Tuesday, December 13, 2016

pinning the tail pretty much wherever

…in which we note that the trainride to Gare de Comprehension is long and contains many stops, but also great views


On Wednesday last week, le petit garçon (I AM NOT PETIT) brought his class notebook home in his backpack. This is our conveyor of messages about the classroom and school in general: We’re visiting a museum. There’s been a case of lice, be on the lookout. We’re making chocolates, please bring ingredients. The food service people will be on strike next week. (In France perchance?) This time, class pictures have arrived! They’re ready to be paid for and picked up.

Although I scrutinize these communiqués, I invariably miss something. A verb tense, an innuendo, lost in the ether of translation. I’ve already amassed a trunkload of examples. Just yesterday, our former landlady sent me a note asking if I had by any chance taken with me the little key which was on the trousseau. I don’t know how to translate trousseau, but I thought, aha! I can sleuth my way through this. If trousseau in English means a woman’s possessions, often mostly clothes, which accompanies her into marriage, then maybe in French “trousseau” means something in which one puts one’s clothes and other belongings, like a chest of drawers. I rack my brain to think about what piece of furniture in her house might fit the bill but can’t think of it, so I write back asking which trousseau might she be referring to—the one in the hallway?
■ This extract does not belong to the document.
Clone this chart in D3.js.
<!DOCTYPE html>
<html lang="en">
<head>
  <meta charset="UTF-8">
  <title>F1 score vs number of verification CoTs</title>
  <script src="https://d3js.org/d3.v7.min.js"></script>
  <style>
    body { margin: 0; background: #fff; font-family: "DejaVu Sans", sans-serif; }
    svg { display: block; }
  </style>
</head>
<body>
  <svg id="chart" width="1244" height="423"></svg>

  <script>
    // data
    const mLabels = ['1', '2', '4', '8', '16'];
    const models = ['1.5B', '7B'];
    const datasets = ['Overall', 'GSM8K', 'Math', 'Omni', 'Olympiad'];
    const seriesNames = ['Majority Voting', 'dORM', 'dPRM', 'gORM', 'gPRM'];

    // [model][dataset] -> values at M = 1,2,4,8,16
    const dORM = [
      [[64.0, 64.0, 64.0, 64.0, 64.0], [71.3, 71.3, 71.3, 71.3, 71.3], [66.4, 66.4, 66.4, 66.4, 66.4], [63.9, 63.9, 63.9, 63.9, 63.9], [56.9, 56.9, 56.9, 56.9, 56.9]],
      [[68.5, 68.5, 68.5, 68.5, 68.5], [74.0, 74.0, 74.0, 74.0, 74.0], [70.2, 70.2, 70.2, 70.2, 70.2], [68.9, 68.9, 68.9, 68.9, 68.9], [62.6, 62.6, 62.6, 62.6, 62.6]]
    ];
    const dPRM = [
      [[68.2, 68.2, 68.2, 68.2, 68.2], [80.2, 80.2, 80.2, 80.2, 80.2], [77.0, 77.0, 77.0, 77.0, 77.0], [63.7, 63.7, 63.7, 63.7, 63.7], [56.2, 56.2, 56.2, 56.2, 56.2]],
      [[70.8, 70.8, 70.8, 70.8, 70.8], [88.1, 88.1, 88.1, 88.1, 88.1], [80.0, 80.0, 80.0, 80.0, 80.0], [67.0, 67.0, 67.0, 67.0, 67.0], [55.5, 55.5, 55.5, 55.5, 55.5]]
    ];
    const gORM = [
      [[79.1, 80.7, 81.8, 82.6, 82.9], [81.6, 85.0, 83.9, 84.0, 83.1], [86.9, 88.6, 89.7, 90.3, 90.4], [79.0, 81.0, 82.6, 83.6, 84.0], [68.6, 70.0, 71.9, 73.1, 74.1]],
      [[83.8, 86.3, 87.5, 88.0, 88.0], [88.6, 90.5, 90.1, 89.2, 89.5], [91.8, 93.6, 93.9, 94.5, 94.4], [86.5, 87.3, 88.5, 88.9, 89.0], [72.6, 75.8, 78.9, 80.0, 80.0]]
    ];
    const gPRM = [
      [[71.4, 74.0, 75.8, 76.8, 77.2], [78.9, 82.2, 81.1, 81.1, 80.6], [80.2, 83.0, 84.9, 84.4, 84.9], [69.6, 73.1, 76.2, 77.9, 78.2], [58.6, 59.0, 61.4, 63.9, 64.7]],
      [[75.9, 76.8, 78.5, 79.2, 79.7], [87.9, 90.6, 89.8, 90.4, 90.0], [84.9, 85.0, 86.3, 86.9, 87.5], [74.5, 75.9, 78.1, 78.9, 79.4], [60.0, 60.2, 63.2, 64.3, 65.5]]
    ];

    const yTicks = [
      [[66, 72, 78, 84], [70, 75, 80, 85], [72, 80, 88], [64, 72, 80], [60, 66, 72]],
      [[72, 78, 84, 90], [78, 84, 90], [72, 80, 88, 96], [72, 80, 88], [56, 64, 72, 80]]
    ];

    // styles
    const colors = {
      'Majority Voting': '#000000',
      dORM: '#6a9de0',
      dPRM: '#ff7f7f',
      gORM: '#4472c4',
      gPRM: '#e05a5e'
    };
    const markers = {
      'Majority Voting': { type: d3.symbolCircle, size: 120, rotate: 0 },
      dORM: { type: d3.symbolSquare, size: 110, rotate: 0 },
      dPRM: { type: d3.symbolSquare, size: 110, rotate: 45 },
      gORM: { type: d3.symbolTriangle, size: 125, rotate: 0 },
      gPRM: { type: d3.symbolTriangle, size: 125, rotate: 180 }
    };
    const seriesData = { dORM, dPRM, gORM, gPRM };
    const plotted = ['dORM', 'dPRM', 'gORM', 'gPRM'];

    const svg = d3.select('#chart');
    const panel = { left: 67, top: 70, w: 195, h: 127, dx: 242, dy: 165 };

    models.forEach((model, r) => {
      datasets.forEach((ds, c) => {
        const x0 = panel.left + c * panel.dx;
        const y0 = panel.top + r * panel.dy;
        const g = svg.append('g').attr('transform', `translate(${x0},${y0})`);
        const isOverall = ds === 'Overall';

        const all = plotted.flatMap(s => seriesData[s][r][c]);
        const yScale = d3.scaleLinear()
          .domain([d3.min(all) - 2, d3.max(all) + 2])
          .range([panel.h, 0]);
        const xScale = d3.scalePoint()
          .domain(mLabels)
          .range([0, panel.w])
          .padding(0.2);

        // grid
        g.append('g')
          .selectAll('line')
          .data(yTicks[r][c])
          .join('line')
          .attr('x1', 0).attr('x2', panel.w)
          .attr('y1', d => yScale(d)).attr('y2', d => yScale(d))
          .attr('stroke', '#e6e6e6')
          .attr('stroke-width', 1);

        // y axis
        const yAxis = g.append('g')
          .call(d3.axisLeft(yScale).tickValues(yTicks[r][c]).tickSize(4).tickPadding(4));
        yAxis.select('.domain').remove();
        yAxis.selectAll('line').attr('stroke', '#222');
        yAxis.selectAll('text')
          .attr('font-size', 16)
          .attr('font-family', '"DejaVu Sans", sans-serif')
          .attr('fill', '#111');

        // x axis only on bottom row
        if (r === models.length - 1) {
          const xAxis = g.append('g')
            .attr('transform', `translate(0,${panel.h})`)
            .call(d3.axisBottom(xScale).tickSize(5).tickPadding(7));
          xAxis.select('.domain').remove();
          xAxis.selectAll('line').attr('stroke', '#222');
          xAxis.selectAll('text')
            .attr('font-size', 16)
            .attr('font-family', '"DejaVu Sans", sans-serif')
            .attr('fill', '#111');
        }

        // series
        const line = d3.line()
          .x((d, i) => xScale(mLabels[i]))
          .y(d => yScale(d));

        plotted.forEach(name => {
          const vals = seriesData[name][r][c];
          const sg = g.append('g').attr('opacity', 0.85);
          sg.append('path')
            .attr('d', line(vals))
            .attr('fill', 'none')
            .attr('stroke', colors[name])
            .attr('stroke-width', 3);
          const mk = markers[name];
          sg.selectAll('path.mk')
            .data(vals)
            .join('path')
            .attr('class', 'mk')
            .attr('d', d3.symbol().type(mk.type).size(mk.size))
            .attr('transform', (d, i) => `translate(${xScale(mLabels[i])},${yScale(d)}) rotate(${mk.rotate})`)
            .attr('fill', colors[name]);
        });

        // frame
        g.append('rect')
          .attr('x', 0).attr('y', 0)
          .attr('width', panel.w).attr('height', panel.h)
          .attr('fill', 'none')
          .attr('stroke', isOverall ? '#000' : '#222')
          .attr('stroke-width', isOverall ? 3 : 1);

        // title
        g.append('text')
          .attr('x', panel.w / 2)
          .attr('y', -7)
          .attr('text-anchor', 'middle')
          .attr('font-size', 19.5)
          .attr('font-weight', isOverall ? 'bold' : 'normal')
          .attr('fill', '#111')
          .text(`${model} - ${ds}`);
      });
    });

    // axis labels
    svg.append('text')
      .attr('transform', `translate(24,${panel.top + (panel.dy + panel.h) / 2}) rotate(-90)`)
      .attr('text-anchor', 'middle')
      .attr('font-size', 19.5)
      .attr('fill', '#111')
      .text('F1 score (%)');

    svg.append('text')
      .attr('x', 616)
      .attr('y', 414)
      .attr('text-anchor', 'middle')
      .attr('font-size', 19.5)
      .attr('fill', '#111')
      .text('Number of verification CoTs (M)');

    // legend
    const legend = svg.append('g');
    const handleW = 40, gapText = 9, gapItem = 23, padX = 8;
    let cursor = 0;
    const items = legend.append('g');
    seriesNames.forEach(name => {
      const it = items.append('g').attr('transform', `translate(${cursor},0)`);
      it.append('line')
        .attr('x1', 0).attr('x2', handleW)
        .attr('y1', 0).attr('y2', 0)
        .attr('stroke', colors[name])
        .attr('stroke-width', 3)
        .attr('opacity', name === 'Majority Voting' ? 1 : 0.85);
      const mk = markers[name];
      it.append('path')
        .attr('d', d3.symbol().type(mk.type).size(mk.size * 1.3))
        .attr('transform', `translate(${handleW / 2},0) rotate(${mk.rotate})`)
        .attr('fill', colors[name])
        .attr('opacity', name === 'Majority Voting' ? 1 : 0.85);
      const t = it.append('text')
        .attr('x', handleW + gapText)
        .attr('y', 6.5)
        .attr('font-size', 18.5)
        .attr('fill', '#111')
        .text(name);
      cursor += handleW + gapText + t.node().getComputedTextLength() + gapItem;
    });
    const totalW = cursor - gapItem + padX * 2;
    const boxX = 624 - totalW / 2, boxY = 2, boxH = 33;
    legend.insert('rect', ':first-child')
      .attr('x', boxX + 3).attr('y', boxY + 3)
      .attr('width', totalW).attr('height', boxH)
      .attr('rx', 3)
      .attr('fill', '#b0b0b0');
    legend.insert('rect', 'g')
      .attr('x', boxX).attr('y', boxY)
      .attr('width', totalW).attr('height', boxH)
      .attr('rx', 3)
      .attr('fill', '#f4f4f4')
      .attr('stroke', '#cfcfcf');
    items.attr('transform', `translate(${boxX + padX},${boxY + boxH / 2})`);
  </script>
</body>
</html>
I ask The Frenchman who casually says “the trousseau of keys”—as in trousseau de clés—and it turns out it’s a little old keyring. Apparently, trousser means ‘to truss’, or perhaps to ‘bundle’, as a bride might bundle up the items in her trousseau—or I might bundle my bloody keys together. Sheesh.

Excited and a little apprehensive, I put my money in an envelope and write, in my best handwriting and my good blue brush pen: Luca Brancourt. 17 euros. We decide to get the full package, though I’ve no idea really what this means. Is it a page of 2x3 wallet-size photos? What does “wallet-size” mean here? What is this word that maybe means siblings? How much time do we have to get this done? Will they think me pathetically overeager if I turn up the very next day with my money?

I realize that these small anxieties arise, and pile up, so frequently I hardly even notice. 


We arrive to school, to the usual bustle of hurried parents, jackets and scarves, dawdling children, final bisous. I hold my envelope of money in both hands, wondering what to do next, some kind of unsure and obedient student again. A stack of picture packages waits expectantly on the desks. Apparently we have all chosen the 17-euro option, and I say a brief prayer of thanks that I have made the Right Decision, I am flowing with the group somewhat. With my eyes closed I staggered forward, grasping my donkey’s tail which I then pinned willy-nilly on the first wall I bumped into, and this time I got it kinda close to the ass. Success! 
The maîtresse sits, noting who’s paid and moneys collected. She seems a bit discombulated, fielding questions and taking cash from hovering parents crowded around the desk. I see several with twenty euro bills and think, I have an envelope of change, maybe I can assist here! Only I’m not sure about the word for change. Monnaie? Change? No, that sounds silly. Stupid. Argh, silly stupid simple sentence. Here—I have some change. Jeezus, Una. I lean in a little, clear my throat, say Here, here, but it’s like there’s an ocean between me and this person two feet away across the table. Am I speaking that softly? J’ai, j’ai… I’m hoping someone else will finish my sentence. What is with this today? What an idiot I must appear, fumbling around with the simplest of words.

Finally—after what seems like hours with me standing there waving my envelope in the crowd—she takes my money, sees that there is change here! … and notes that le petit garçon has picked up his pictures.

I have already been thinking about what to say once I pay. I’m ready with “Je peux prendre?” and before I get the chance she says Prenez, gesturing to the pile of pictures. My mind turns it over and I think Yes, OK, she’s saying take, but with vous, conjugating prendre. Five stops along the way before we reach our station of comprehension, and another three at least before I can summon my response and the courage to express it aloud.

During this whole worrying swirl, I notice a child sitting next to me, looking over the class picture with his mother. Indifferent to the activity around him, he busily scans each of the four rows of students looking earnestly out at us, and names each one. 

Magdalena Manon Ahmed Aylan Daphné Harold Gaspar Violette Lubna Lucas avec S Aurélien Zeli . . .


He’s got momentum, and I can sense his pride in being able to name them with such speed. The mother beams too, and I am grinning idiotically, looking forward to le petit garçon doing the same when we get home. He watches on, impressed by his friend’s skill.


I’ll take this moment of grace amidst the chaos. The occasional pause, to just stand and look around, with wonder. Watching, breathing, present in the lost-ness. The clouds shift and the weather clears a little. I’ll take it.